Monday, August 24, 2015


My Final Words
(and so it begins)

If I had one last thing that I was allowed to write, this might be the time to do it.  Teaching kids that risk is to be embraced rather than feared it the greatest gift we can give them. In order to take a risk you have to be brave and a little bit foolish. Maybe, a better word is adventuresome. I love children and I want them to be able to approach life without fear. I don't want them taught that the world is a scary place and that terrible things will happen when they take chances. The unknown should be embraced and anticipated with enthusiasm. If we can't teach that to children, then we shouldn't be teaching them at all. As adults, we are required to make so many decisions! From the time we are about sixteen, many of these decisions are life changing.

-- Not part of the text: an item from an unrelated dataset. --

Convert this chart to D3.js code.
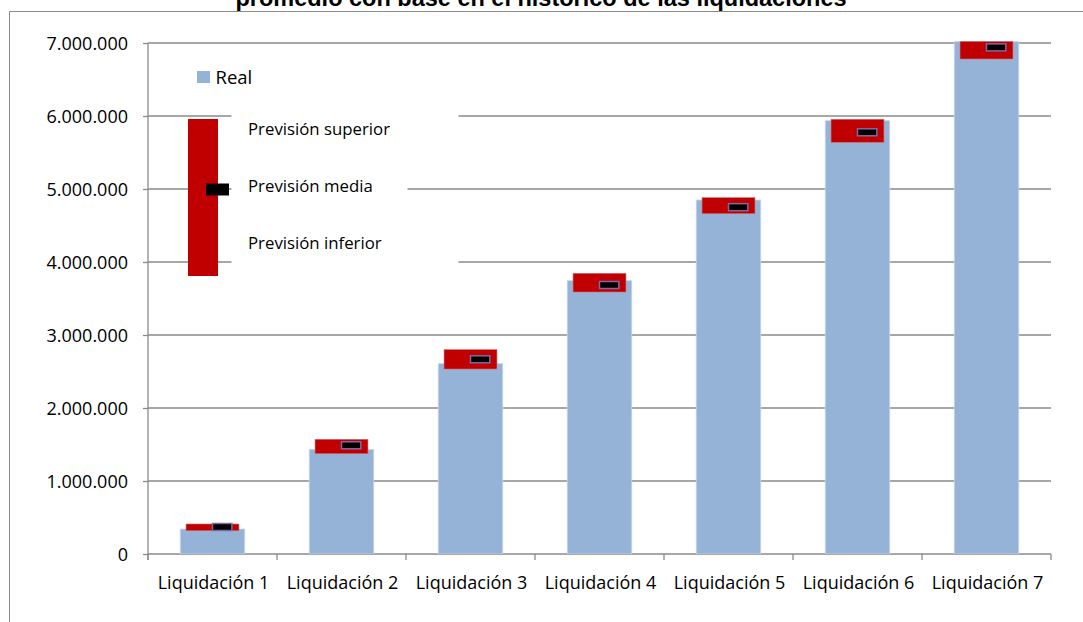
<!DOCTYPE html>
<html>
<head>
<meta charset="utf-8">
<script src="https://cdn.jsdelivr.net/npm/d3@7"></script>
<style>
  body { margin: 0; background: #fff; }
  svg { display: block; }
  text { font-family: "Open Sans", "Noto Sans", sans-serif; fill: #000; }
</style>
</head>
<body>
<div id="chart"></div>
<script>
// chart data
var categories = ["Liquidación 1", "Liquidación 2", "Liquidación 3", "Liquidación 4",
                  "Liquidación 5", "Liquidación 6", "Liquidación 7"];
var real  = [342000, 1434000, 2607000, 3744000, 4849000, 5936000, 7050000];
var upper = [411000, 1571000, 2799000, 3845000, 4881000, 5955000, 7050000];
var lower = [319000, 1374000, 2534000, 3589000, 4662000, 5640000, 6781000];
var media = [370000, 1489000, 2667000, 3685000, 4751000, 5777000, 6940000];
var yTicks = [0, 1000000, 2000000, 3000000, 4000000, 5000000, 6000000, 7000000];
var titleText = "promedio con base en el histórico de las liquidaciones";

var width = 1083, height = 622;
var margin = {top: 43, right: 32, bottom: 68, left: 148};
var plotW = width - margin.left - margin.right,
    plotH = height - margin.top - margin.bottom;

var svg = d3.select("#chart").append("svg")
  .attr("width", width)
  .attr("height", height);

// outer frame (chart area is cropped on right and bottom)
svg.append("path")
  .attr("d", "M9.5," + height + "V11.5H" + width)
  .attr("fill", "none")
  .attr("stroke", "#8a8a8a")
  .attr("stroke-width", 1);

// title (only lower part visible, as in the source)
svg.append("text")
  .attr("x", 541)
  .attr("y", 6)
  .attr("text-anchor", "middle")
  .style("font-family", "'Liberation Sans', Arial, sans-serif")
  .style("font-weight", "bold")
  .style("font-size", "23.5px")
  .text(titleText);

var es = d3.formatLocale({decimal: ",", thousands: ".", grouping: [3], currency: ["", "€"]});
var fmt = es.format(",d");

var x = d3.scaleBand()
  .domain(categories)
  .range([margin.left, margin.left + plotW])
  .paddingInner(0.5)
  .paddingOuter(0.25);

var y = d3.scaleLinear()
  .domain([0, 7000000])
  .range([margin.top + plotH, margin.top]);

// gridlines
svg.append("g")
  .selectAll("line")
  .data(yTicks.slice(1))
  .enter().append("line")
    .attr("x1", margin.left)
    .attr("x2", margin.left + plotW)
    .attr("y1", function(d) { return y(d); })
    .attr("y2", function(d) { return y(d); })
    .attr("stroke", "#8a8a8a")
    .attr("stroke-width", 1.3);

// y axis
var yAxis = svg.append("g")
  .attr("transform", "translate(" + margin.left + ",0)")
  .call(d3.axisLeft(y).tickValues(yTicks).tickFormat(fmt).tickSize(5).tickPadding(15));
yAxis.select(".domain").attr("stroke", "#8a8a8a").attr("stroke-width", 1.3)
  .attr("d", "M0," + y(7000000) + "V" + (y(0) + 6));
yAxis.selectAll(".tick line").attr("stroke", "#8a8a8a").attr("stroke-width", 1.3);
yAxis.selectAll(".tick text").style("font-size", "18px").attr("dy", "0.36em");

// x axis ticks at category boundaries
var step = x.step();
var bounds = d3.range(categories.length + 1).map(function(i) { return margin.left + i * step; });
svg.append("line")
  .attr("x1", margin.left).attr("x2", margin.left + plotW)
  .attr("y1", y(0)).attr("y2", y(0))
  .attr("stroke", "#8a8a8a").attr("stroke-width", 1.3);
svg.append("g").selectAll("line")
  .data(bounds)
  .enter().append("line")
    .attr("x1", function(d) { return d; })
    .attr("x2", function(d) { return d; })
    .attr("y1", y(0))
    .attr("y2", y(0) + 6)
    .attr("stroke", "#8a8a8a").attr("stroke-width", 1.3);
svg.append("g").selectAll("text")
  .data(categories)
  .enter().append("text")
    .attr("x", function(d) { return x(d) + x.bandwidth() / 2 + 1; })
    .attr("y", 589)
    .attr("text-anchor", "middle")
    .style("font-size", "18px")
    .text(function(d) { return d; });

// clip the marks to the plot area
svg.append("clipPath").attr("id", "plotclip")
  .append("rect")
    .attr("x", margin.left).attr("y", margin.top - 1.5)
    .attr("width", plotW).attr("height", plotH + 1.5);

var marks = svg.append("g").attr("clip-path", "url(#plotclip)");

// real bars
marks.selectAll(".bar")
  .data(real)
  .enter().append("rect")
    .attr("class", "bar")
    .attr("x", function(d, i) { return x(categories[i]); })
    .attr("y", function(d) { return y(d); })
    .attr("width", x.bandwidth())
    .attr("height", function(d) { return y(0) - y(d); })
    .attr("fill", "#95b3d7")
    .attr("stroke", "#c6d6ea")
    .attr("stroke-width", 0.8);

// forecast range
var boxW = step * 0.41;
marks.selectAll(".range")
  .data(upper)
  .enter().append("rect")
    .attr("class", "range")
    .attr("x", function(d, i) { return x(categories[i]) + x.bandwidth() / 2 - boxW / 2; })
    .attr("y", function(d) { return y(d); })
    .attr("width", boxW)
    .attr("height", function(d, i) { return y(lower[i]) - y(d); })
    .attr("fill", "#c00000")
    .attr("stroke", "#d26a6a")
    .attr("stroke-width", 0.6);

// forecast mean marker
var mW = step * 0.15, mH = 7;
marks.selectAll(".mean")
  .data(media)
  .enter().append("rect")
    .attr("class", "mean")
    .attr("x", function(d, i) { return x(categories[i]) + x.bandwidth() / 2; })
    .attr("y", function(d) { return y(d) - mH / 2; })
    .attr("width", mW)
    .attr("height", mH)
    .attr("fill", "#000")
    .attr("stroke", "#7d6aa5")
    .attr("stroke-width", 1.5);

// legend
var lg = svg.append("g");
lg.append("rect").attr("x", 197).attr("y", 71).attr("width", 13).attr("height", 12).attr("fill", "#95b3d7");
lg.append("text").attr("x", 215.5).attr("y", 83.5).style("font-size", "18.5px").text("Real");

// white text boxes covering the gridlines
var boxes = [
  {label: "Previsión superior", y: 135, top: 100, w: 227},
  {label: "Previsión media", y: 192, top: 170, w: 176},
  {label: "Previsión inferior", y: 249, top: 232, w: 227}
];
lg.selectAll(".tb")
  .data(boxes)
  .enter().append("rect")
    .attr("x", 231.5)
    .attr("y", function(d) { return d.top; })
    .attr("width", function(d) { return d.w; })
    .attr("height", 40)
    .attr("fill", "#fff");
lg.append("rect").attr("x", 188).attr("y", 119).attr("width", 30).attr("height", 157).attr("fill", "#c00000");
lg.append("rect").attr("x", 206).attr("y", 183.5).attr("width", 23).attr("height", 12).attr("fill", "#000");
lg.selectAll(".tl")
  .data(boxes)
  .enter().append("text")
    .attr("x", 248)
    .attr("y", function(d) { return d.y; })
    .style("font-size", "16.8px")
    .text(function(d) { return d.label; });
</script>
</body>
</html>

What do I want to do with my life?
What college will help me attain my goals?
Do I really want or need to go to school or is there a better route for me to take?
Do I want to buy a house?
What car should I buy?
Is this the person I should marry?
Do I want children? 
How many children do I want?

These are no small choices, yet today, aside from what to watch on TV and what to wear (maybe), there aren’t a lot of choices a child can make on their own. I’m exaggerating, but many choices are limited and directed by adults. Kids need the opportunity to make really bad choices. They need to fall off the monkey bars, walk into door frames with paper bags over their heads, and get punched in the nose. They need to be able to fail tests, be told they aren’t working up to expectations, and not given a second chance because they will work harder the first time if they know they can't do it again right the next time.

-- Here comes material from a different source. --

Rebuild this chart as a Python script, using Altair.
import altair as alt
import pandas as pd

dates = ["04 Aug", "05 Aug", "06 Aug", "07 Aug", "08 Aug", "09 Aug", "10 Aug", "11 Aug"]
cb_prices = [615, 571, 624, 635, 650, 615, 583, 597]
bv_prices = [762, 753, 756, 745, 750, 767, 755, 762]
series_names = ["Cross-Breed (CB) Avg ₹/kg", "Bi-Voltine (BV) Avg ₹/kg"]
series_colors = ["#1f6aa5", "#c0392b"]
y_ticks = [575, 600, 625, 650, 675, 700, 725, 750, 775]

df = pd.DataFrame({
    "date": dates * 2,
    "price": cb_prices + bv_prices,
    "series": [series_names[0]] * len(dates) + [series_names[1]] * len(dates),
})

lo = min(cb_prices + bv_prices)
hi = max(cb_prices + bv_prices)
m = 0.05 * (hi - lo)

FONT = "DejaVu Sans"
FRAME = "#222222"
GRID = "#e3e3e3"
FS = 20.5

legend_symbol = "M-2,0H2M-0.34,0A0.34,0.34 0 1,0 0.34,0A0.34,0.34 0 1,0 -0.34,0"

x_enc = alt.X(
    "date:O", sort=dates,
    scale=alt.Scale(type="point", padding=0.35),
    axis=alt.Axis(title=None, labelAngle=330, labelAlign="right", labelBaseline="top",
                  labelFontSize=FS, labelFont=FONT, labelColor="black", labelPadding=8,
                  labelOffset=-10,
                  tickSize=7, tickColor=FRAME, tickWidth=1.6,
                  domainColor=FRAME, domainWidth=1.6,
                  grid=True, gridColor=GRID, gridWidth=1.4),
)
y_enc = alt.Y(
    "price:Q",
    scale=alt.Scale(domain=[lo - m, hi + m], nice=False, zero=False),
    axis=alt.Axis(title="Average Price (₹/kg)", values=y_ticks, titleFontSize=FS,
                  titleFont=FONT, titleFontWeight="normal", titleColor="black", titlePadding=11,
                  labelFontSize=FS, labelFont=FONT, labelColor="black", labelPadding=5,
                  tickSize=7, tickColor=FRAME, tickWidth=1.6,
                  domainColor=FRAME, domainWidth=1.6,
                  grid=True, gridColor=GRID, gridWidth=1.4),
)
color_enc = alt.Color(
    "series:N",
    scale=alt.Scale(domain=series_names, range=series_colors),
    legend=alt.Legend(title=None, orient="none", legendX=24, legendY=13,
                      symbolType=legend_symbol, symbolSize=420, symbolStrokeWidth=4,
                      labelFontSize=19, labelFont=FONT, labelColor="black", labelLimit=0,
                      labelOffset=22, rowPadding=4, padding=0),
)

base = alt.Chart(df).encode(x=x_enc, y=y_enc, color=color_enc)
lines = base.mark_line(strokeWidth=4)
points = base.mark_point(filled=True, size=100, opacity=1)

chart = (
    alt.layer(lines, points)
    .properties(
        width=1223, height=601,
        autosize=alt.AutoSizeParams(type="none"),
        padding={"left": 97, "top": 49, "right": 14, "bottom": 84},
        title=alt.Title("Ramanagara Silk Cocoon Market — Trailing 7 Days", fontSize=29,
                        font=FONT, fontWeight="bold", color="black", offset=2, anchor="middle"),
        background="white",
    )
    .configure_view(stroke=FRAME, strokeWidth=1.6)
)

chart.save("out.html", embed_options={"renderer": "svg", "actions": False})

Children need to know in their hearts the satisfaction of a job well done, that they tried as hard as they could and eventually succeeded without help from anyone. They need to know that it’s time to find the next thing to do without being prompted or patted on the head and told how good they are.
Children can’t be taught self respect through being praised. They need to get dirty and do things on their own. I don't know if some great educational philosophy teaches these things, but I hope they do.

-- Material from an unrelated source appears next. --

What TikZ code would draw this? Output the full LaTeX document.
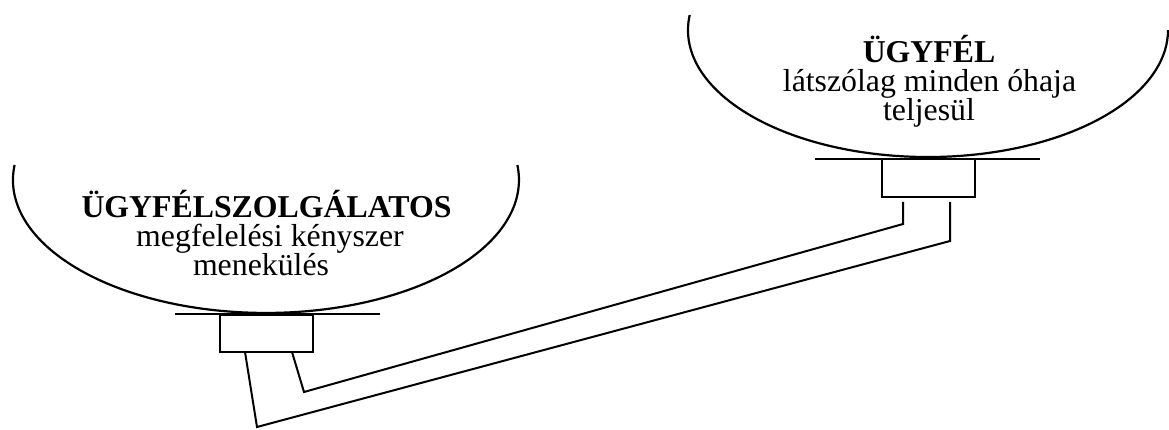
\documentclass[tikz,border=0pt]{standalone}
\usepackage{fontspec}
\setmainfont{Liberation Serif}
\begin{document}
\begin{tikzpicture}[x=1pt,y=1pt,
  line width=2pt,
  outline/.style={draw=black,line width=2.2pt},
  base/.style={draw=black,line width=1.8pt},
  boxnode/.style={draw=black,line width=2pt,rectangle,minimum width=93pt,minimum height=37pt,inner sep=0pt,fill=white},
  wire/.style={draw=black,line width=2pt,line join=miter},
  txt/.style={anchor=base,inner sep=0pt,font=\fontsize{31.8}{29}\selectfont},
  ttl/.style={txt,font=\fontsize{31.8}{29}\selectfont\bfseries}]
\useasboundingbox (0,0) rectangle (1169,-430);
\fill[white] (0,0) rectangle (1169,-430);

% left balloon
\draw[outline] (14.6,-164.9) arc[start angle=173.5,end angle=366.5,x radius=253,y radius=133];
\coordinate (lbl) at (175,-314);
\coordinate (lbr) at (380,-314);
\draw[base] (lbl) -- (lbr);
\node[boxnode] (lbox) at (266.5,-333.5) {};
\node[ttl] (lt1) at (266.5,-218) {ÜGYFÉLSZOLGÁLATOS};
\node[txt] (lt2) at (270,-247) {megfelelési kényszer};
\node[txt] (lt3) at (261,-276) {menekülés};

% right balloon
\draw[outline] (689.7,-15) arc[start angle=173.2,end angle=360,x radius=240,y radius=127];
\coordinate (rbl) at (815,-159);
\coordinate (rbr) at (1040,-159);
\draw[base] (rbl) -- (rbr);
\node[boxnode,minimum height=38pt] (rbox) at (928.5,-178) {};
\node[ttl] (rt1) at (929,-63) {ÜGYFÉL};
\node[txt] (rt2) at (929.5,-92) {látszólag minden óhaja};
\node[txt] (rt3) at (929,-121) {teljesül};

% legs
\coordinate (la1) at (245,-352);
\coordinate (la2) at (257,-427);
\coordinate (lb1) at (292,-352);
\coordinate (lb2) at (304,-392);
\coordinate (ra1) at (903,-202);
\coordinate (ra2) at (903,-224);
\coordinate (rb1) at (950,-202);
\coordinate (rb2) at (950,-241);

\draw[wire] (la1) -- (la2) -- (rb2) -- (rb1);
\draw[wire] (lb1) -- (lb2) -- (ra2) -- (ra1);
\end{tikzpicture}
\end{document}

Every time a child takes a risk, whether it’s wise or foolish, they are empowered because they have been educated by themselves. No one has saved them, no one has encouraged them. They have gotten there under their own steam and it is a lesson they won't forget anytime soon. A child doesn't need to hear “I told you so” when they can make their own mistakes.  They don’t need to be warned to stay safe multiple times while having to take it on faith that whatever it is they are driven to do is going to do permanent harm. There are very few things that cause permanent harm or are fatal. Sometimes, it's even more dangerous to prevent curiosity from taking its course because you can't watch a child 24/7.
As parents, teachers, and caregivers, rather than thinking in terms of what will keep a child safe, maybe we need to think in terms of what will enhance a child’s future. They really are not the same thing.